Selon le Parti de l’ancien président ivoirien cité par l’AFP, cette condamnation « ne repose sur aucun fait réel ». Il souligne que la Bceao « n’a jamais porté plainte pour braquage et ne s’est pas constituée partie civile dans le procès qui a conduit à la condamnation » de M. Gbagbo. Le PPA-CI se félicite, en revanche, de l’annonce par le président Ouattara du dégel des comptes de M. Gbagbo et du paiement de ses arriérés de rentes viagères, ainsi que de la libération conditionnelle de deux anciennes figures de l’appareil militaire et sécuritaire de son régime, condamnées pour leur rôle dans la crise de 2010-2011.
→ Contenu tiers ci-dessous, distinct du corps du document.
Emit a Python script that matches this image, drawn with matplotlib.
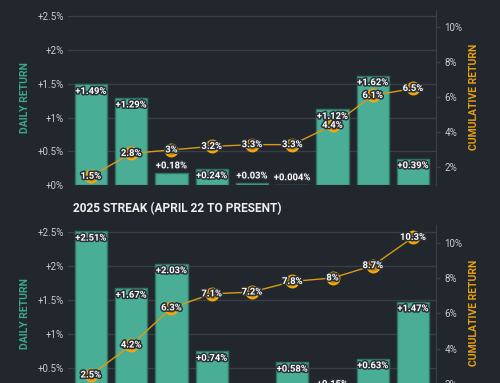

Gbagbo et Bédié absents à Yamoussoukro
Annoncés à Yamoussoukro le 7 août dernier lors des célébrations de la fête de l’indépendance du pays aux côtés du président Alassane Dramane Ouattara, les deux anciens chefs d’État ivoirien, Laurent Gbagbo et Henri Konan Bédié n’ont pas effectué le déplacement. Selon des informations émanant de ses proches, le maintien en prison de militaires ayant servi un Laurent Gbagbo acquitté par la CPI, serait la raison qui expliquée son absence à la commémoration du 62ème anniversaire de l’indépendance de la Côte d’Ivoire dans la capitale politique ivoirienne, à laquelle lui et Henri Konan Bédié avaient été invités par le président Ouattara. « Il était difficile pour le président Gbagbo d’aller assister au défilé de l’armée nationale alors que des soldats qui ont servi sous ses ordres sont encore en prison », selon le porte-parole du PPA-CI, cite l’Agence France Presse.
En outre, Henri Konan Bédié était aussi absent à la cérémonie des commémorations de la fête de l’indépendance de la Côte d’Ivoire. Selon l’AFP, il a invoqué des « raisons personnelles ».
Notons que les trois hommes d’État ivoiriens, notamment Alassane Ouattara, Laurent Gbagbo et Henri Konan Bédié, se sont rencontrés le 14 juillet dernier.